Friday, January 25, 2019

Jerald L. Schnoor, the Allen S. Henry Chair in Engineering and professor of civil and environmental engineering at the University of Iowa, has received the American Chemical Society Award for Creative Advances in Environmental Science and Technology.

According to the ACS, Schnoor received the award for pioneering the science and practice of phytoremediation, a natural, green, and cost-effective means of using plants to clean hazardous waste sites, contaminated soil and groundwater, and agricultural runoff.

Schnoor will be honored at a ceremony at the spring ACS national meeting in Orlando, Florida, March 31–April 4.

The biggest challenge with the research, Schnoor says, has been scaling up the phytoremediation processes from the laboratory and greenhouse to the field.

“We must know and understand the basic molecular biology in which genes code for enzymes of interest and biostimulate them to do the work at large scale.
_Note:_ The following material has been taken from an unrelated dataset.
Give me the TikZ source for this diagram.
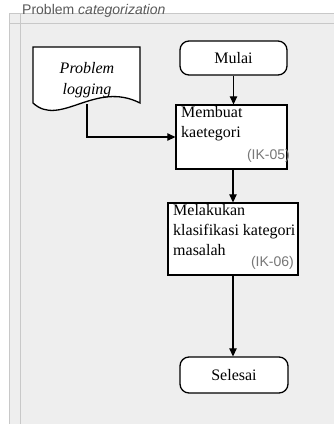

We have had some success remediating sites contaminated with petroleum hydrocarbons, nitrate, methyl tert-butyl ether, and trichloroethylene, but this natural, economical, green process has many more applications awaiting the future,” Schnoor says.

Schnoor’s work is groundbreaking, says colleague William Arnold, Distinguished McKnight University Professor and associate department head of civil, environmental and geo-engineering at the University of Minnesota. 

“This technology is a popular means of bioremediation at contaminated sites in the U.S., Europe, and developing countries. It enjoys considerable public support because it is natural, green, and cost effective. For his groundbreaking work, Jerry has become widely known as the founding father of phytoremediation,” Arnold says.